Effects of different size tires......
In order to get a true picture of gear ratio one must use tire circumference in the equation. If you run the same gears as someone else but you have 24" rear tire circumference and someone else has 22", the true ratios are not equal. To figure the true ratio you will want to use IPR (inches per revolution) which simply means the number of inches a buggy will travel per each revolution of engine.
To figure IPR use this equation: Rear Tire Circumference (x) time’s clutch gear (Y) divided by rear axle gear (z) = IPR. (X*Y)/Z =IPR. For example if one buggy (A) was running a 16t trans gear with a 39t rear axle sprocket gear and their tires were 24" the equation would be 24 x 16 / 39 = 9.84
9.84 is the IPR. This means the buggy would travel 9.84 inches per revolution of engine. If another buggy (B) had the same gears but had 22" tires, look what happens. 22 x 16 / 39 = 9.02. Approximately ¾ of an inch for every engine revolution. Don’t confuse engine revolutions with motor rpm’s. we are talking revolutions at the trans sprocket here! Even though both these buggy’s were using the same gears they were not running an equal set-up. Buggy [A] would be faster on the straights, Buggy [B] would be faster coming off the corners
. So what if buggy [B] wanted to run the same IPR as buggy [A] but still use the same tires? To figure that we can replace buggy B's 39 with buggy A's IPR. 24 x 16 / 9.84 = 39.024 This means that for things to be equal, buggy B would need to change their rear axle gear to a 40 or 41 .When the numbers fall into a fraction go to the next highest tooth count.

This is a brain teaser.
Somebody slap me with a trout if I'm wrong but it would seem that what ever happens on the jack shaft is irrelevant.

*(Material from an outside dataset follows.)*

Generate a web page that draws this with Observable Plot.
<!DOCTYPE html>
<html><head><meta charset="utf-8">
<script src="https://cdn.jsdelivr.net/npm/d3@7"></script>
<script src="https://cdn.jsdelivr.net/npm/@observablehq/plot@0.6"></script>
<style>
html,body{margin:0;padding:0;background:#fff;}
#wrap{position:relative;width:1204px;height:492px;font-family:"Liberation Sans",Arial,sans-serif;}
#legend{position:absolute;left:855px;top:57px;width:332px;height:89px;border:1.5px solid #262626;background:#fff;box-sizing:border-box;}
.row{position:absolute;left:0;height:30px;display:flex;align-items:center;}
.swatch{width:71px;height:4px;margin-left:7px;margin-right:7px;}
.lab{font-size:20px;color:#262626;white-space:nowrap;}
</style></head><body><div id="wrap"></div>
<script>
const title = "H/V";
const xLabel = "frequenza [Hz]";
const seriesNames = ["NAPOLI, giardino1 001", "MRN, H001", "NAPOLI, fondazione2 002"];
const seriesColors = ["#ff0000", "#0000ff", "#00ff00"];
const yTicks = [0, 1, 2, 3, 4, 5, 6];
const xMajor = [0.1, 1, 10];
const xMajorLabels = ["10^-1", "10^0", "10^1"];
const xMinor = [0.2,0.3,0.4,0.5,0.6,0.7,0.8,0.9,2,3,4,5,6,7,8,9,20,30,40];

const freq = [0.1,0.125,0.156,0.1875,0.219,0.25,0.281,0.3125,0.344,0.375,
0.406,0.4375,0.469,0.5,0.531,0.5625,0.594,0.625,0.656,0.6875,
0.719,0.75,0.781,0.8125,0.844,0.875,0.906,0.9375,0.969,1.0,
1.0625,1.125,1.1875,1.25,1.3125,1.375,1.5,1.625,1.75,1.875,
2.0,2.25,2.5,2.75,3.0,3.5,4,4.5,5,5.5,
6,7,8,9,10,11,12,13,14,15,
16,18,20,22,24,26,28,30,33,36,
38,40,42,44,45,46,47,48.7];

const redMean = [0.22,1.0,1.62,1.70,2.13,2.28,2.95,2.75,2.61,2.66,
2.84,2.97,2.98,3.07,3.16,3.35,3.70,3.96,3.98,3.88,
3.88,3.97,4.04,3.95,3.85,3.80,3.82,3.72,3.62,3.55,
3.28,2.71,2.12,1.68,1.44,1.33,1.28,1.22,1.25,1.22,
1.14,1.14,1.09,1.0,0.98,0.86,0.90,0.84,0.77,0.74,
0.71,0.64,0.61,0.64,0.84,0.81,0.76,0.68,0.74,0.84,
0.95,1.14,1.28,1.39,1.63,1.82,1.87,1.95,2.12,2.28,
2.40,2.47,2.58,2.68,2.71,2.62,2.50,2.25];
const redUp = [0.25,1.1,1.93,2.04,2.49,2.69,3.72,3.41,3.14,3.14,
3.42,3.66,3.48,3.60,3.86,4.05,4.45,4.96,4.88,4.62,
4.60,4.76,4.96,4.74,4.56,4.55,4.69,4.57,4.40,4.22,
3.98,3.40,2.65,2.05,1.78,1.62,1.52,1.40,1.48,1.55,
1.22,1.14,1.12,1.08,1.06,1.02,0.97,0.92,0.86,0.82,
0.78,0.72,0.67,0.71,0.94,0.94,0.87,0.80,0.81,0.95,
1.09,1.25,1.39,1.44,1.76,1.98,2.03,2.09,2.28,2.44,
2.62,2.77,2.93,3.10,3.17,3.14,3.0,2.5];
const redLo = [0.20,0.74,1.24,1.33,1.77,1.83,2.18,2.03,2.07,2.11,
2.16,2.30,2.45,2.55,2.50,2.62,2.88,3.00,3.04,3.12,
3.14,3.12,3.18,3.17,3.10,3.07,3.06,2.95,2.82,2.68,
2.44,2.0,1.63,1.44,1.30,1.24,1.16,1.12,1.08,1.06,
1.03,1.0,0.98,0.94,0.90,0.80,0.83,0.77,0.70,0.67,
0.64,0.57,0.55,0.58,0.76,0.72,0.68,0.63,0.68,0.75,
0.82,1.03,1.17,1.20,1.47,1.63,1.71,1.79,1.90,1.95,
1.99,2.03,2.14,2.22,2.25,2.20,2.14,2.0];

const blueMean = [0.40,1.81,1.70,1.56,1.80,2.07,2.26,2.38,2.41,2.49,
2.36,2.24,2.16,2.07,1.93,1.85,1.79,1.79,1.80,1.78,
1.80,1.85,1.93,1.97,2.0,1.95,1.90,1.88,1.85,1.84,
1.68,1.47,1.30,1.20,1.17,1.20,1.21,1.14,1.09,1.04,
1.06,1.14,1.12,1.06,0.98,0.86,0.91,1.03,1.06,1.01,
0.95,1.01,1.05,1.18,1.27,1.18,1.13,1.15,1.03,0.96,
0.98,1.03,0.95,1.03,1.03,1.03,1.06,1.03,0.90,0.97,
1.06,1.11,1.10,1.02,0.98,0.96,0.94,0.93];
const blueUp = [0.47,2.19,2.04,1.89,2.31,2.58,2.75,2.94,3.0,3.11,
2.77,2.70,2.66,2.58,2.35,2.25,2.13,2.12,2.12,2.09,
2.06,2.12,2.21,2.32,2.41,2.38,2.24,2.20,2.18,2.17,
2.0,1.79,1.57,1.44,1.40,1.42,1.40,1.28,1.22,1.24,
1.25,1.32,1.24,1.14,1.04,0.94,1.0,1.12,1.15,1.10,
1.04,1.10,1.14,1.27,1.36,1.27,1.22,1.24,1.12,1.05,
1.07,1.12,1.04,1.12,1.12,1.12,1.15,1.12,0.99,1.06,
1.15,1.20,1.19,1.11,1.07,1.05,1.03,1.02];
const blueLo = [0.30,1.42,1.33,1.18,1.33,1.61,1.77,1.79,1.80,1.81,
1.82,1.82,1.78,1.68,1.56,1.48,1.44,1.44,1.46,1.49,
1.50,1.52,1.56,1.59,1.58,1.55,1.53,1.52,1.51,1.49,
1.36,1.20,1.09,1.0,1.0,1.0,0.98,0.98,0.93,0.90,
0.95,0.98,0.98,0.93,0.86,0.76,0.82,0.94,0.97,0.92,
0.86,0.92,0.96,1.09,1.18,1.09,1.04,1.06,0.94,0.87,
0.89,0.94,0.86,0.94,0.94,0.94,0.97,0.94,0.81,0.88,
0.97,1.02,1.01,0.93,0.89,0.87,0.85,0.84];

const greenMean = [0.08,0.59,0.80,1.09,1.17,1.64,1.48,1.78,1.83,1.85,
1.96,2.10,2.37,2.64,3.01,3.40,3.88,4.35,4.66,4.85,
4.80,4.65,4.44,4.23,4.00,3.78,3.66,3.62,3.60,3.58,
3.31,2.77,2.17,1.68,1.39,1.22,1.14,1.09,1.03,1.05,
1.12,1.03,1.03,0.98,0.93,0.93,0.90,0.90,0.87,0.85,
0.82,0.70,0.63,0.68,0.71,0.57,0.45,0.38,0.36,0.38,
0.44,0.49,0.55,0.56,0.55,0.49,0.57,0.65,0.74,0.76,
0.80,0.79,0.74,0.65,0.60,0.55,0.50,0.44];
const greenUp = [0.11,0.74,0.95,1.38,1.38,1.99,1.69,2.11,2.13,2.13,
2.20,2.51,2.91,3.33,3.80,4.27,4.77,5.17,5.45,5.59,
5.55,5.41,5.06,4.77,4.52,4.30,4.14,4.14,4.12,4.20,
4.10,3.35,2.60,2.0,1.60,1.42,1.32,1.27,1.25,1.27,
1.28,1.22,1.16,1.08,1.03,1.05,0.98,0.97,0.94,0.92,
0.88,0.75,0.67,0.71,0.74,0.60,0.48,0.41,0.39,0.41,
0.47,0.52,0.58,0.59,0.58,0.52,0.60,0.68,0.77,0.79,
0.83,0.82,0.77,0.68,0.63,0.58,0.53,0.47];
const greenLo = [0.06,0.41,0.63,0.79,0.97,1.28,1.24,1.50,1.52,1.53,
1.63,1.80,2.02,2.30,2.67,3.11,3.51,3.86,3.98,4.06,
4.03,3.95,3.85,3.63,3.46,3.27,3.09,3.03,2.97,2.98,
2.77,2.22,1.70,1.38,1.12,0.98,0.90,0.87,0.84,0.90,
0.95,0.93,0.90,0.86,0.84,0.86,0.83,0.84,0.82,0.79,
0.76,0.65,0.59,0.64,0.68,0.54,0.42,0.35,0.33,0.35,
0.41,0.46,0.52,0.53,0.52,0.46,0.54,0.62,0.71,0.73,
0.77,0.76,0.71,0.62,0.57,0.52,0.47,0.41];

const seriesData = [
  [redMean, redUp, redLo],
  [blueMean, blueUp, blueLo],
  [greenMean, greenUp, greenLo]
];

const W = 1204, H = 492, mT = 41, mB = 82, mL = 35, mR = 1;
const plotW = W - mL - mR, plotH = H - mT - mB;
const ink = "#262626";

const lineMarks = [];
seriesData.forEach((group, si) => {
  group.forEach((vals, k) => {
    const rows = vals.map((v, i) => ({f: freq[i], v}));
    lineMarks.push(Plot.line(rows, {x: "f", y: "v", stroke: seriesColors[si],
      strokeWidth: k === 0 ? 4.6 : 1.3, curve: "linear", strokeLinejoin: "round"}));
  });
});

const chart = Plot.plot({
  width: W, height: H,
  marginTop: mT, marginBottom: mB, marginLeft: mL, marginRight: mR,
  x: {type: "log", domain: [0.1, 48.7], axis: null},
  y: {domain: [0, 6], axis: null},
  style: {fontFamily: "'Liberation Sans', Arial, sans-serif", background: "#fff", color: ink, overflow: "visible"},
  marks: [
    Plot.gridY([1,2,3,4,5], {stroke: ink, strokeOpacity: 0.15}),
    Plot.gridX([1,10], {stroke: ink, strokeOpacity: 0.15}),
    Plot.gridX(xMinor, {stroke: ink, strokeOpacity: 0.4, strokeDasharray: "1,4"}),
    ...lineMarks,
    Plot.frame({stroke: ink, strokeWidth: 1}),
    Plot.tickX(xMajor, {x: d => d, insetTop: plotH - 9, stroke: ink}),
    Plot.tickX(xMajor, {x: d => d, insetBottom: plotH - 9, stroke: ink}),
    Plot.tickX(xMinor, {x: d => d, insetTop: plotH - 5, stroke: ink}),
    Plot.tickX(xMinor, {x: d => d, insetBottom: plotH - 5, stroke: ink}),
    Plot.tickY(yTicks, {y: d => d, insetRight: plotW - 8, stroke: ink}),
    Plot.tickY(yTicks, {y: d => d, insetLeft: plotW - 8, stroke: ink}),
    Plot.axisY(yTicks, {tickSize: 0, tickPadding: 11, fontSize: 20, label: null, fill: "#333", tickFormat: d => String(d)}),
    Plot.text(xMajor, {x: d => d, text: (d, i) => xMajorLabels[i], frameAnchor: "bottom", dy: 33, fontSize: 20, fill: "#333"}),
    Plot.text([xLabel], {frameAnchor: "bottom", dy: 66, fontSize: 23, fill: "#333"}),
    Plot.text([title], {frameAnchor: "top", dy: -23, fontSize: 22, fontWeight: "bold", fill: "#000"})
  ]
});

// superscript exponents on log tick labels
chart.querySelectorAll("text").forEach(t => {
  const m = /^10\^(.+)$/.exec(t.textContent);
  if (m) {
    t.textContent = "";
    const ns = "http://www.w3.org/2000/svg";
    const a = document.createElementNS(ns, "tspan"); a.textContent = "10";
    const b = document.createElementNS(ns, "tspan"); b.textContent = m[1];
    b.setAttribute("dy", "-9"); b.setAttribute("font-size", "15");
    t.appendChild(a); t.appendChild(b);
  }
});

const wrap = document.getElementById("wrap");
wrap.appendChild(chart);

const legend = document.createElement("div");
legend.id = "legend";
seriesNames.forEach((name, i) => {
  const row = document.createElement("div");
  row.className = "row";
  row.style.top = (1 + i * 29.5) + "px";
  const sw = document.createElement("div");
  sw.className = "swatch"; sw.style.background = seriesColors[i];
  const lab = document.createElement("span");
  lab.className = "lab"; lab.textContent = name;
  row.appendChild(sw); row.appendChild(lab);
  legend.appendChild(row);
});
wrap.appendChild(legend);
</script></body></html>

That's why i can't figure ratio's too well when there's more than an initial and final gear. I think i may have to slap you with a trout ... :dunno: :rofl::biggrin:

With his initial drive-jackshaft it's going 1 to 1. (17-17) if he changed from a 17 on the jackshaft, to a larger sprocket--let's say 34 to keep my brain from melting ... then he's cut the jackshaft revolutions in half. the adjoining jackshaft sprocket going to the final sprocket would also be turning half as many times per engine rev. so he'd be revving higher to get up to speed thus a bottom end boost.

In a two sprocket system--big on the engine means top speed, big on the final means bottom end and vice versa. the jackshaft sort of messes this up of course. i get why it's there, especially in this instance, is to get sprocket alignment and probably useable sprockets on the axle in relation to the motorcycle engine because of the different pitches. been looking forward to figuring this out myself when i decide to do something with the quad's 250 sitting out back. have to run the same setup.

Cheers for the input guys. Yeah I figured because of the jack shaft having two different sprockets the ratio would be altered, as they obviously don't do a revolution at the same speed.. Ad it's running a Vfr750, the rear axle is in two, and joined into a bearing housing containing my 42t sprocket. The problem was it had a diff in it with fwd neutral reverse, but the ratio was like 6:1 and therefor I'd get into 6th ad it would still be pulling and revving too hard.. So we removed the diff, kept the housing and used the extra sprockets. But I reckon I need the ratio 3.5 : 1 at least

Have any pics I'm in the middle of a vfr 750 build my self

A couple sites to check out with calculators in case you don't want to melt your brain.

http://www.bcot1.com/karting/
http://www.compgoparts.com/TechnicalResources/JackshaftRatioCalculator.asp
http://www.fasttrackraceway.com/calc/index.php

Nice Math CKAU, it has become a lost art with the computer.